--- begin ---

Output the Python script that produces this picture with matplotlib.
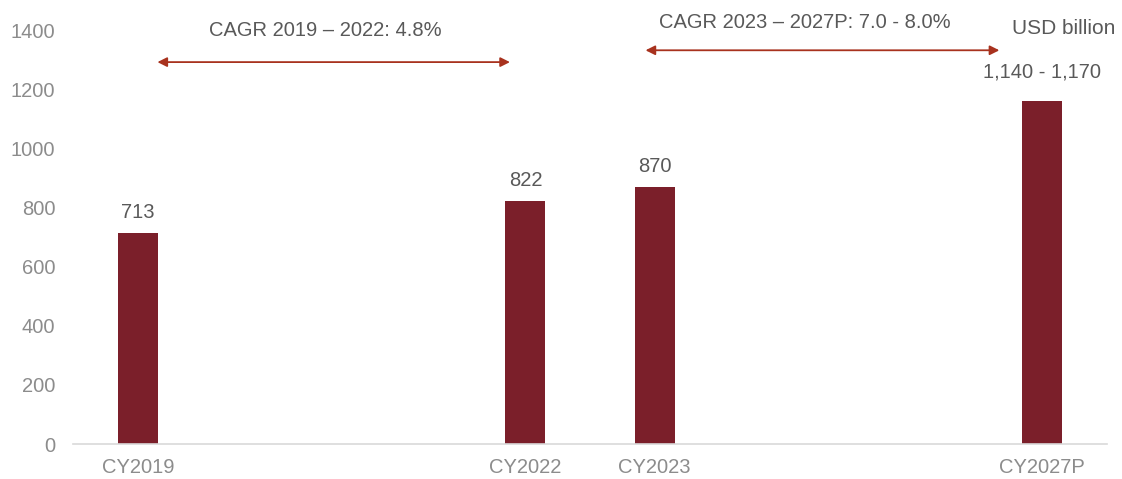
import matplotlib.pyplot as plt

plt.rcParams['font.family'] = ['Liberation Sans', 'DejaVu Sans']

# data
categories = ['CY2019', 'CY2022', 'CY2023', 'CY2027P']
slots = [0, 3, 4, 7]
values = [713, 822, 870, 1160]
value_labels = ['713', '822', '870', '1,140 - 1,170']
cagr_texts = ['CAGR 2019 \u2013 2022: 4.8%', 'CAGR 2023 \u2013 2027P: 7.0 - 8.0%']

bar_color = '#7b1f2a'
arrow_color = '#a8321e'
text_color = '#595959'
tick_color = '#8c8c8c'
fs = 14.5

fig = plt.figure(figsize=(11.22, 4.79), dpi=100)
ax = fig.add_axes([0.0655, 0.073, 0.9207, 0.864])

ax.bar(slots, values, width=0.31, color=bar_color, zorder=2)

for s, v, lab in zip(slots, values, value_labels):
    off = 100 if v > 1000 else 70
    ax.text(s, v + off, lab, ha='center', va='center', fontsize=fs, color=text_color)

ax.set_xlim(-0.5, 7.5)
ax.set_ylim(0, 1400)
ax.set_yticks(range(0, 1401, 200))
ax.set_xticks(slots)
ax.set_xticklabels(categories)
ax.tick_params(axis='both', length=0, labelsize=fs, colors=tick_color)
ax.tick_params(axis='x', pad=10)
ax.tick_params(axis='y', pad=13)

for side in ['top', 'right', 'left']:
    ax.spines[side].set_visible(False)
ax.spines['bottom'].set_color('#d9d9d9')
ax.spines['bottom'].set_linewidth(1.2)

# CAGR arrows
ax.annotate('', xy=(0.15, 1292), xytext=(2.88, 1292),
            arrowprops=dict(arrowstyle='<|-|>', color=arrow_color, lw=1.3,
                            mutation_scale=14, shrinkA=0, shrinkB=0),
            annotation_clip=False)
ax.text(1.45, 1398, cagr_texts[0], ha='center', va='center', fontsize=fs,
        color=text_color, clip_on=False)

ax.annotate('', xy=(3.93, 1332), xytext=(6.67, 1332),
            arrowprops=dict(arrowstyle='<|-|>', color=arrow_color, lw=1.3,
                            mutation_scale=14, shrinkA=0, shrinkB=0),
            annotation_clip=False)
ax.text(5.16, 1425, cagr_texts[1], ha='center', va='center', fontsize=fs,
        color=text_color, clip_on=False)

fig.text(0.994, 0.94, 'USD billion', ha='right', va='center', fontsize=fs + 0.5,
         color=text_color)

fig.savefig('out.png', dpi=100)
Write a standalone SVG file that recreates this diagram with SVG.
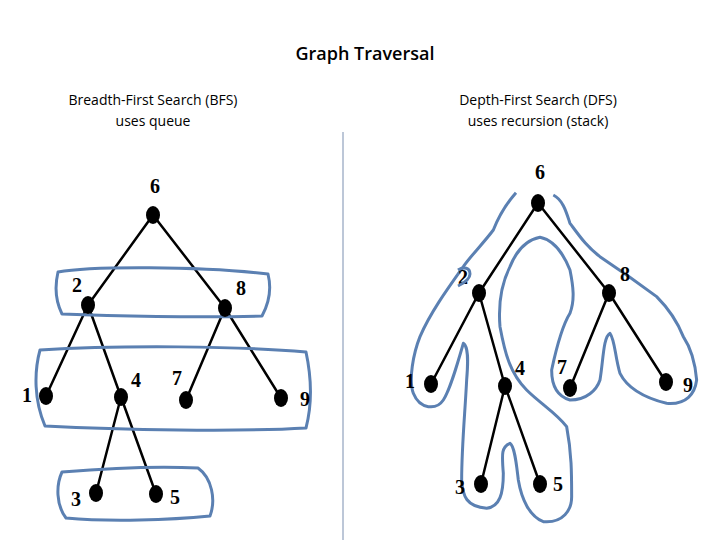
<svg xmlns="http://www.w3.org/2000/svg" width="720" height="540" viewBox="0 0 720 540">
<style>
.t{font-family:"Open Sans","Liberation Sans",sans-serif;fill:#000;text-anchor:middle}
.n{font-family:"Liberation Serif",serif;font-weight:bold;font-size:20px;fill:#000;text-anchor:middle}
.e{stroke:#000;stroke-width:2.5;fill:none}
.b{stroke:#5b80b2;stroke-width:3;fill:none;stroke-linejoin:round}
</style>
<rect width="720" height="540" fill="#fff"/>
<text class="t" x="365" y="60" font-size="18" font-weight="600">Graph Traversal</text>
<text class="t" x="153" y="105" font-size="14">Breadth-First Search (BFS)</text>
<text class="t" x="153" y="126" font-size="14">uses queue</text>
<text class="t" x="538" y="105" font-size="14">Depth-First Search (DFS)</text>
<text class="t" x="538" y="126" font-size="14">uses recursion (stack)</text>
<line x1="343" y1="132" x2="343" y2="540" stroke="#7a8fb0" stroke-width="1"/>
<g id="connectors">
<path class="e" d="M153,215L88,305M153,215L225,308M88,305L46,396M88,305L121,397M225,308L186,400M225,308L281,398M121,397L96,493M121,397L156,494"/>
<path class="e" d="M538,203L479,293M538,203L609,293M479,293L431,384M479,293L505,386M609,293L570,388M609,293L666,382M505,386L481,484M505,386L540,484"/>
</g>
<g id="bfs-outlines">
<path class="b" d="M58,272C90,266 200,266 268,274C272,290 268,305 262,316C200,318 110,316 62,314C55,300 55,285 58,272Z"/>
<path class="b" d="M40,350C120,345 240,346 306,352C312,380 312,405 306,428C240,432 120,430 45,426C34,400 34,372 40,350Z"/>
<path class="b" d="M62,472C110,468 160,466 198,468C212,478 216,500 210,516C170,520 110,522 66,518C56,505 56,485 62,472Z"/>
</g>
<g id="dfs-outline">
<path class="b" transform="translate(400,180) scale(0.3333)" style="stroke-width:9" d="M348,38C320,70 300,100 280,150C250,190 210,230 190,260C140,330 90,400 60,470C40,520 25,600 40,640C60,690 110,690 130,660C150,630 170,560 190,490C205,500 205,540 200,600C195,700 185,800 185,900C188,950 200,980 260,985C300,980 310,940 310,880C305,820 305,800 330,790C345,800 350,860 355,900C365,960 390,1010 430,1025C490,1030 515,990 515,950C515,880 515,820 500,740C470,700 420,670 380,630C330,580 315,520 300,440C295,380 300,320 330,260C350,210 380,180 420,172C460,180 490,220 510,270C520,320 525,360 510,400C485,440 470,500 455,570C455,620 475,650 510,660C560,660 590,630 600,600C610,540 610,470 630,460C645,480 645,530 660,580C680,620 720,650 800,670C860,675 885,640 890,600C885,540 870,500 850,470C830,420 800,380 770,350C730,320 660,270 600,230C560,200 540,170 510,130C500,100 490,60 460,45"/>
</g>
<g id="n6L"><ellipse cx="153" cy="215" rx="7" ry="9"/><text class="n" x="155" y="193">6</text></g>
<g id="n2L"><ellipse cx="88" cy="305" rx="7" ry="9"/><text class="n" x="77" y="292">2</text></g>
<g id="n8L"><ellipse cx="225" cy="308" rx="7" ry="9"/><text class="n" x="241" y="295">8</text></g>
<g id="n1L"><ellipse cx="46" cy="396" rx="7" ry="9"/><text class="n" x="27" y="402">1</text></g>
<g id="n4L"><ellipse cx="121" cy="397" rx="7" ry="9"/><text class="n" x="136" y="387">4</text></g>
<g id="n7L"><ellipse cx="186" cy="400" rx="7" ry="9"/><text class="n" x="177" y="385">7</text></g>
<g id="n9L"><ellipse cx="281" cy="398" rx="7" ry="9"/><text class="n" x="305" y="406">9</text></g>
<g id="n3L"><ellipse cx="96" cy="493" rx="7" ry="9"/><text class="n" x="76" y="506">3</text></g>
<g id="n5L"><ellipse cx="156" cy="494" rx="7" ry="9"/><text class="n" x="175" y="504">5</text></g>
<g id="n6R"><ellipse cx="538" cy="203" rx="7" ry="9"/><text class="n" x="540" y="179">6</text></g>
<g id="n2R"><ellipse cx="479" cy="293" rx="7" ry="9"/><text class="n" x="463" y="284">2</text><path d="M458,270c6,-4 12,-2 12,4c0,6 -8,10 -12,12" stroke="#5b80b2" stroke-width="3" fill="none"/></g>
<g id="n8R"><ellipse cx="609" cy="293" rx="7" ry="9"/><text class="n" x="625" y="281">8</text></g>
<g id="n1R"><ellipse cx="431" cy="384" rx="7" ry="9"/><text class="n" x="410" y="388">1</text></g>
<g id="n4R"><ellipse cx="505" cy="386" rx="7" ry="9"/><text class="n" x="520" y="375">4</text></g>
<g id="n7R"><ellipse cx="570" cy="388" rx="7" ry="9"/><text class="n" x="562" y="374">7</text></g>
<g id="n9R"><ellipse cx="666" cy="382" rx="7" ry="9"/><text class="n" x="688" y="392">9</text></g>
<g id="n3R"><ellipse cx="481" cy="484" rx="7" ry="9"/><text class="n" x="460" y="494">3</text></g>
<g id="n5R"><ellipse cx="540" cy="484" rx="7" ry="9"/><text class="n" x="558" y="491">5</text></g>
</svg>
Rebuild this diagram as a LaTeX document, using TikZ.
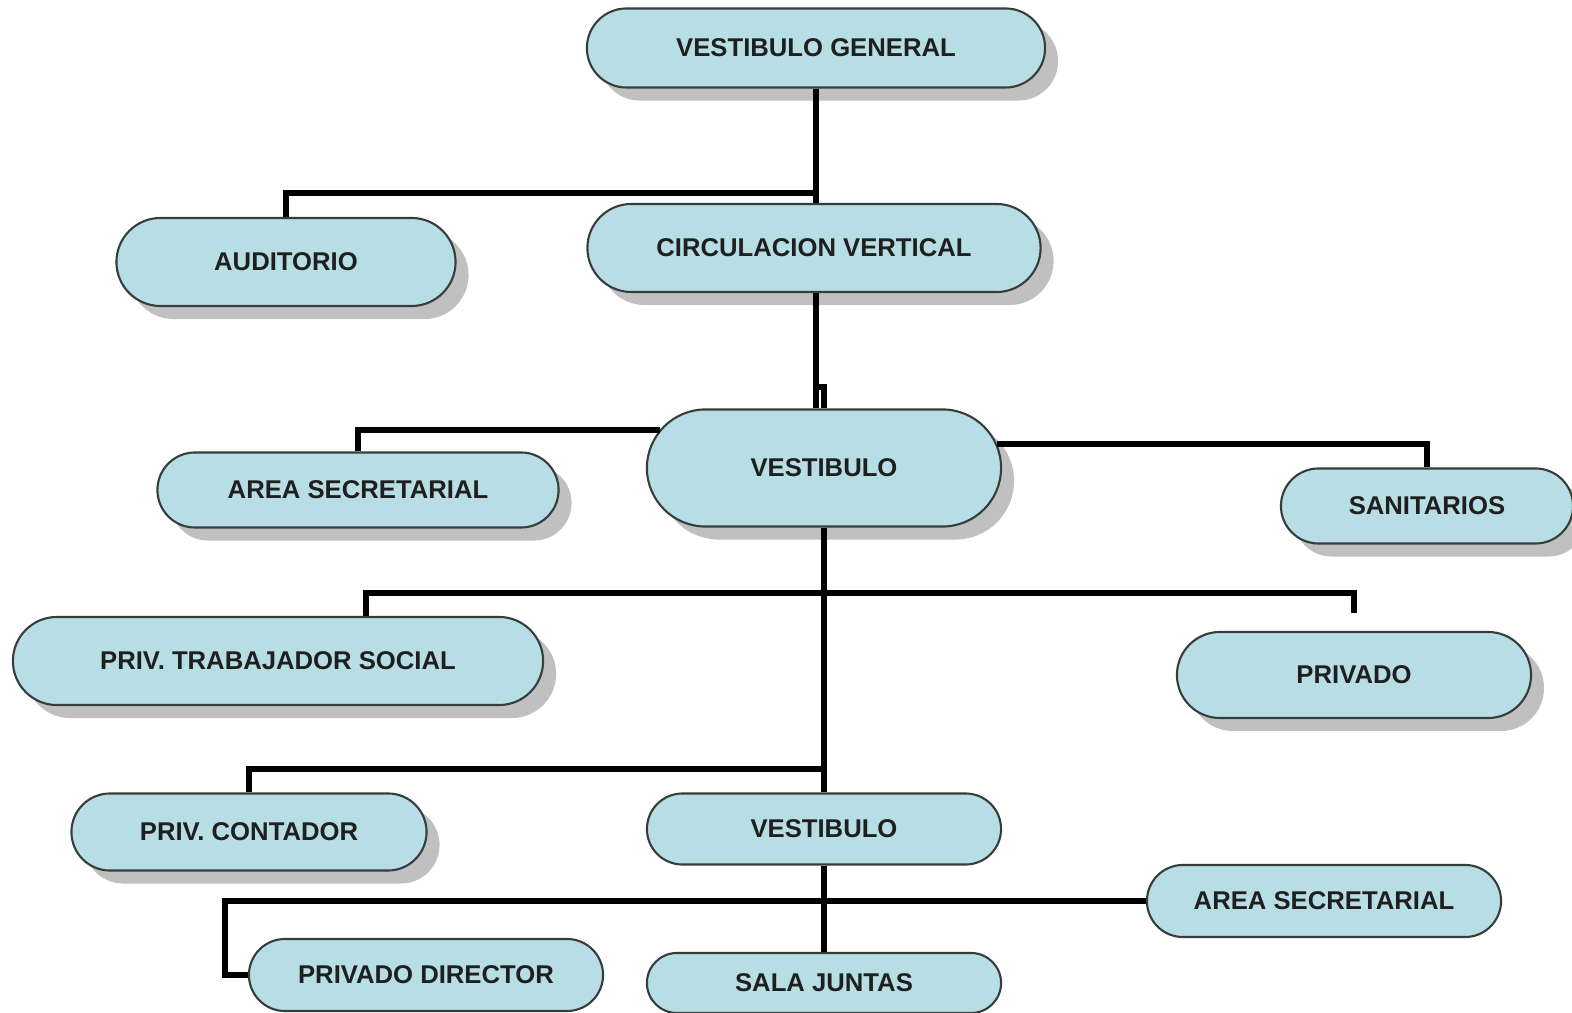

--- end ---

◆ **Objective**
Identify the lines of the entries containing the string "with". Copy each such line.

◆ **Answer to this problem**
Output the Python script that produces this picture with matplotlib.
Write a standalone SVG file that recreates this diagram with SVG.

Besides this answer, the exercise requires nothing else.